31 There was also an issue raised by the Debtors as to whether evidence might be received on the appeal that was not before the primary judge which evidence dealt with the detail of the costs incurred by the Trustee and the process that might be available to the Trustee to submit costs for approval by the Court. In the view which we take of the legal principles that bear upon the circumstances in which the Debtors might be ordered to bear the costs of the administration the additional evidence is not relevant and for that reason will not be received on the appeal.

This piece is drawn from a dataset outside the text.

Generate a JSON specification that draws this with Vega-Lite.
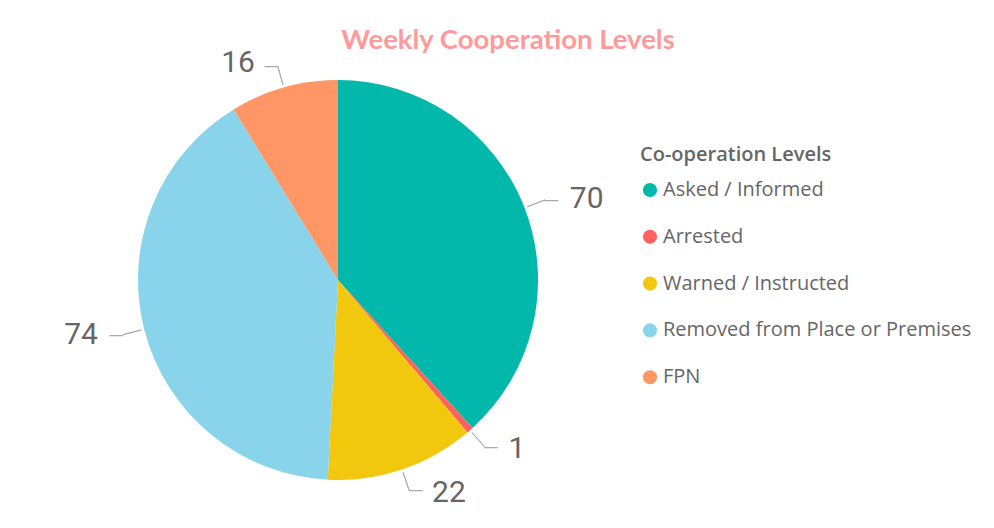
{
  "$schema": "https://vega.github.io/schema/vega-lite/v6.json",
  "width": 400,
  "height": 400,
  "autosize": {"type": "none"},
  "padding": {"left": 138, "top": 80, "right": 456, "bottom": 48},
  "background": "white",
  "title": {
    "text": "Weekly Cooperation Levels",
    "font": "Lato",
    "fontSize": 27.5,
    "fontWeight": "bold",
    "color": "#FF9A9A",
    "anchor": "middle",
    "frame": "group",
    "baseline": "alphabetic",
    "dx": 170,
    "offset": -28
  },
  "data": {
    "values": [
      {"level": "Asked / Informed", "count": 70},
      {"level": "Arrested", "count": 1},
      {"level": "Warned / Instructed", "count": 22},
      {"level": "Removed from Place or Premises", "count": 74},
      {"level": "FPN", "count": 16}
    ]
  },
  "transform": [
    {"window": [{"op": "row_number", "as": "idx"}]},
    {"joinaggregate": [{"op": "sum", "field": "count", "as": "total"}]},
    {"window": [{"op": "sum", "field": "count", "as": "cum"}], "sort": [{"field": "idx"}], "frame": [null, 0]},
    {"calculate": "2 * PI * (datum.cum - datum.count / 2) / datum.total", "as": "midAngle"}
  ],
  "layer": [
    {
      "mark": {"type": "arc", "outerRadius": 200},
      "encoding": {
        "theta": {"field": "count", "type": "quantitative", "stack": true},
        "order": {"field": "idx", "type": "quantitative"},
        "color": {
          "field": "level",
          "type": "nominal",
          "sort": null,
          "scale": {
            "domain": ["Asked / Informed", "Arrested", "Warned / Instructed", "Removed from Place or Premises", "FPN"],
            "range": ["#01B8AA", "#FD625E", "#F2C80F", "#8AD4EB", "#FE9666"]
          },
          "legend": {
            "title": "Co-operation Levels",
            "orient": "none",
            "legendX": 502,
            "legendY": 65,
            "symbolType": "circle",
            "symbolSize": 200,
            "symbolStrokeWidth": 0,
            "labelFont": "Open Sans",
            "labelFontSize": 20,
            "labelColor": "#666666",
            "labelOffset": 3,
            "labelLimit": 400,
            "titleFont": "Open Sans",
            "titleFontSize": 20,
            "titleFontWeight": 600,
            "titleColor": "#666666",
            "titleLimit": 400,
            "titlePadding": 15,
            "rowPadding": 26.8,
            "padding": 0
          }
        }
      }
    },
    {
      "mark": {"type": "arc", "filled": false, "color": "#AAAAAA", "strokeWidth": 1},
      "encoding": {
        "theta": {"field": "midAngle", "type": "quantitative", "scale": null},
        "theta2": {"field": "midAngle"},
        "radius": {"value": 222},
        "radius2": {"value": 203}
      }
    },
    {
      "transform": [{"filter": "sin(datum.midAngle) > 0"}],
      "layer": [
        {
          "mark": {"type": "text", "font": "DejaVu Sans", "fontSize": 15, "color": "#AAAAAA", "align": "left", "dx": -1},
          "encoding": {
            "theta": {"field": "midAngle", "type": "quantitative", "scale": null},
            "radius": {"value": 222},
            "text": {"value": "—"}
          }
        },
        {
          "mark": {"type": "text", "font": "Roboto", "fontSize": 30, "color": "#666666", "align": "left", "dx": 22},
          "encoding": {
            "theta": {"field": "midAngle", "type": "quantitative", "scale": null},
            "radius": {"value": 225},
            "text": {"field": "count", "type": "quantitative"}
          }
        }
      ]
    },
    {
      "transform": [{"filter": "sin(datum.midAngle) <= 0"}],
      "layer": [
        {
          "mark": {"type": "text", "font": "DejaVu Sans", "fontSize": 15, "color": "#AAAAAA", "align": "right", "dx": 1},
          "encoding": {
            "theta": {"field": "midAngle", "type": "quantitative", "scale": null},
            "radius": {"value": 222},
            "text": {"value": "—"}
          }
        },
        {
          "mark": {"type": "text", "font": "Roboto", "fontSize": 30, "color": "#666666", "align": "right", "dx": -22},
          "encoding": {
            "theta": {"field": "midAngle", "type": "quantitative", "scale": null},
            "radius": {"value": 225},
            "text": {"field": "count", "type": "quantitative"}
          }
        }
      ]
    }
  ]
}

32 Finally, Harvey Norman appeared on the appeal. It noted that it had been joined as a respondent to the appeal even though it took no position as to the costs of the Trustee before the primary judge and that the Trustee sought no order on appeal as against Harvey Norman. Submissions were advanced against the possibility that the Court on appeal may make different orders to those made by the primary judge. It was submitted that the nature of the appeal was such that the Court did not have power to make consequential orders on appeal as was done in Flint v Richard Busuttil & Company Pty Ltd [2013] FCAFC 131; (2013) 216 FCR 375. It was further submitted that in the event that the Court allowed the appeal in Robson on a basis that recognised the existence of a power on the part of the primary judge to make consequential orders as to the Trustee's costs under s 104(3) then no such order should be made on appeal. Amongst other things, it relied upon the way in which the case had been conducted before the primary judge. As no party suggested that an order should be made by which Harvey Norman should bear any liability for the remuneration, costs and expenses of the Trustee and, for reasons to be given, no error has been demonstrated as to the result ordered by the primary judge, there is no occasion to consider the matters raised by Harvey Norman which would only arise if there was to be a reconsideration of the orders to be made.